### [What to produce]
Starting at the top of the listing, extract every line up to and including the one with "Sans Condensed', 'Liberation". Pictures stay out of the copy.

### [Source data]
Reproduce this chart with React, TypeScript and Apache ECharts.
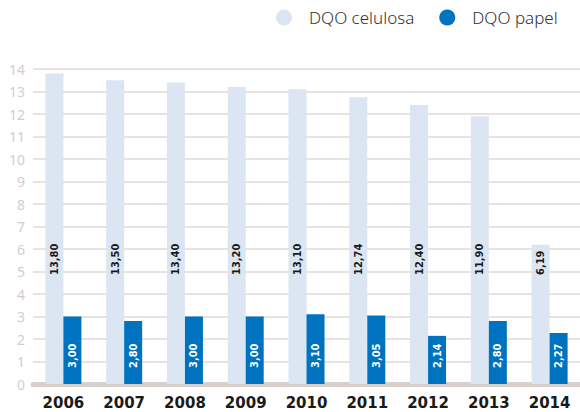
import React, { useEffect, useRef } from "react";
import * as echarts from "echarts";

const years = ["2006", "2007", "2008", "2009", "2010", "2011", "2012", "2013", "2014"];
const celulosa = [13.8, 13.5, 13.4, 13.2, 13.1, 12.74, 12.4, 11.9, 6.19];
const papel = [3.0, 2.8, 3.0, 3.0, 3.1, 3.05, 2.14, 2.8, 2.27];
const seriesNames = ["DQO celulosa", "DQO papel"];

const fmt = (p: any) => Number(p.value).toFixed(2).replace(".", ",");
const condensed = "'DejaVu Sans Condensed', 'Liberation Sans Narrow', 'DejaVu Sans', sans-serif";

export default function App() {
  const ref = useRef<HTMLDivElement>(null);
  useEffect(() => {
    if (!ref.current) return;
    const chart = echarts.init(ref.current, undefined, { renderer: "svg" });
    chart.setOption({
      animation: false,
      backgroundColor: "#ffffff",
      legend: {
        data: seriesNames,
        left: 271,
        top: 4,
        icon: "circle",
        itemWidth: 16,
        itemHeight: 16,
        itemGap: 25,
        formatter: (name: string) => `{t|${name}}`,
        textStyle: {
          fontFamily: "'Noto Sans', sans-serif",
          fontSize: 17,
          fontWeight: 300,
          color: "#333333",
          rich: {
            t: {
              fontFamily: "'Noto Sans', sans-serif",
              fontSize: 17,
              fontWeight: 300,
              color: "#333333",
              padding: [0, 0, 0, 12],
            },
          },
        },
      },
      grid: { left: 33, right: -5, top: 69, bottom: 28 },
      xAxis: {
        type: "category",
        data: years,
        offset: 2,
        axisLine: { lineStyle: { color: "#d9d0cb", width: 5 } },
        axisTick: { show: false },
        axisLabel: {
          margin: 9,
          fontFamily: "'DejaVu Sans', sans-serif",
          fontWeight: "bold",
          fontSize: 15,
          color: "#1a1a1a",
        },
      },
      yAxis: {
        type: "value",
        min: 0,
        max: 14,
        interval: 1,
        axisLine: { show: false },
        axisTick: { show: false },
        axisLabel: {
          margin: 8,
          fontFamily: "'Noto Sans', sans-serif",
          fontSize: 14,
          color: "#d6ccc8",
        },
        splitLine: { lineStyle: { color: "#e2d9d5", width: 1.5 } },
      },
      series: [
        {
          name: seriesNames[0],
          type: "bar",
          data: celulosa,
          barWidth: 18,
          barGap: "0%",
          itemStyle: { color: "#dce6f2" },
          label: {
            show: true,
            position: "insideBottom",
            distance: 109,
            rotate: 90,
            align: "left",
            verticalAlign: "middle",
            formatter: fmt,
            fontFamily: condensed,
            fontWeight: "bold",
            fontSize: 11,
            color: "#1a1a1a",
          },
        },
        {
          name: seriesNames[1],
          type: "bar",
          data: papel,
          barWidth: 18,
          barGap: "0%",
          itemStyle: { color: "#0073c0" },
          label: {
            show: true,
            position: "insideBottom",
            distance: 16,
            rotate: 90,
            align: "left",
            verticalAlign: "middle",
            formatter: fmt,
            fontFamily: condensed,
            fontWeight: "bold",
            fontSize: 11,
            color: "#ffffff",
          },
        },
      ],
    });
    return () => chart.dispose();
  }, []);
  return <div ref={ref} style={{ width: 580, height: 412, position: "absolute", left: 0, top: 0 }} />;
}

### [Finished exercise]
Reproduce this chart with React, TypeScript and Apache ECharts.
import React, { useEffect, useRef } from "react";
import * as echarts from "echarts";

const years = ["2006", "2007", "2008", "2009", "2010", "2011", "2012", "2013", "2014"];
const celulosa = [13.8, 13.5, 13.4, 13.2, 13.1, 12.74, 12.4, 11.9, 6.19];
const papel = [3.0, 2.8, 3.0, 3.0, 3.1, 3.05, 2.14, 2.8, 2.27];
const seriesNames = ["DQO celulosa", "DQO papel"];

const fmt = (p: any) => Number(p.value).toFixed(2).replace(".", ",");
const condensed = "'DejaVu Sans Condensed', 'Liberation Sans Narrow', 'DejaVu Sans', sans-serif";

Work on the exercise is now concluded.